St. Luke's School Blog

Parenting Teens: Anybody Have a Map?

Written by Liz Perry: Assistant Head of School for Academics | Nov 10, 2017 12:26:33 PM

“I’m kinda coming up empty/Can’t find my way to you.”

The Broadway hit musical Dear Evan Hansen opened with a song about parenting teenagers. It was a duet sung by the mothers of two high school boys on the first day of the new school year. The song the mothers sing, “Anybody Have a Map?” perfectly captures their feelings as parents. “I’m kinda coming up empty/Can’t find my way to you,” one mother sings to her son.

That song hits the right notes in more ways than one. When teenagers push us away, we can feel like we’re lost, wishing someone would come along and point us in the right direction as parents. What should we do? What will help? And as educators, we know that this disorientation is amplified if your child suffers from anxiety.

The New York Times Magazine ran a cover story, asking, “Why Are More American Teenagers Than Ever Suffering From Severe Anxiety?” The article was published on October 11 and by the end of the week, more people had sent it to us than any article in recent memory. Anxiety is the most common mental health disorder in our country, affecting an estimated one-third of all teens and adults.

 

St. Luke’s strives to decrease anxiety by...
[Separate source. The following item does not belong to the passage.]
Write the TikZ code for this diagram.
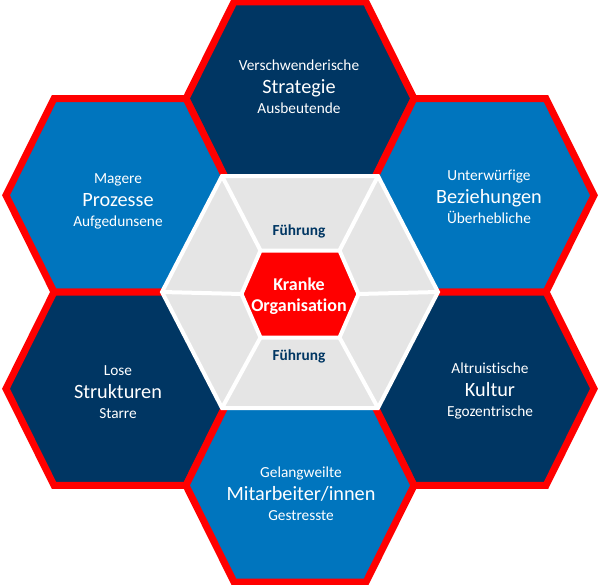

  • Creating a predictable environment where students feel known and safe
  • Focusing on a growth mindset. This frames challenges as responsive to effort and strategies
  • Ensuring feedback is always for the purpose of learning
  • Offering abundant music, art, and physical activities—known to decrease stress
  • Fostering a supportive culture where students know they are cared for not because of what they achieve but because of who they are 

Families can help by...

  • Practicing gratitude—what is something specific that you are grateful for in your day?
  • Reframing challenges as temporary and responsive to effort: the quiz didn’t go well? What could you do differently next time?
  • Accompanying your child in their emotions while steering clear of taking on their emotions
  • Getting enough sleep (everyone!)
  • Barring technology in bedroom at night (buy them an alarm clock instead of letting the phone be the alarm clock)
  • Letting us know at school if you are concerned about your child’s anxiety levels and want more guidance

 

Expert Insights on Combating Excessive Pressure…

St. Luke's parents were fortunate to have guest speaker Dr. Suniya Luthar present: “Privileged and Pressured: The Risks of Growing Up in an Affluent Community.” Dr. Luthar’s research finds greater substance abuse, depression and anxiety among affluent teens.  In the NYTimes article referenced above she states that affluent kids “never get to the point where they can say, ‘I’ve done enough, and now I can stop’. . . the pressure is relentless and getting worse.”

Dr. Luthar offers strategies to combat excessive pressure, set limits and foster resilience. We thank the St. Luke’s Parents’ Association for inviting Dr. Luthar to share her wisdom with our community.

Though we may not have a clear map for this journey through adolescence, remember our students are building that all-important compass. Parents and teachers can encourage teens to rely on their values and intelligence. Remind them that this time in life is notoriously challenging. They’re not alone—the entire St. Luke’s community is here rooting for them.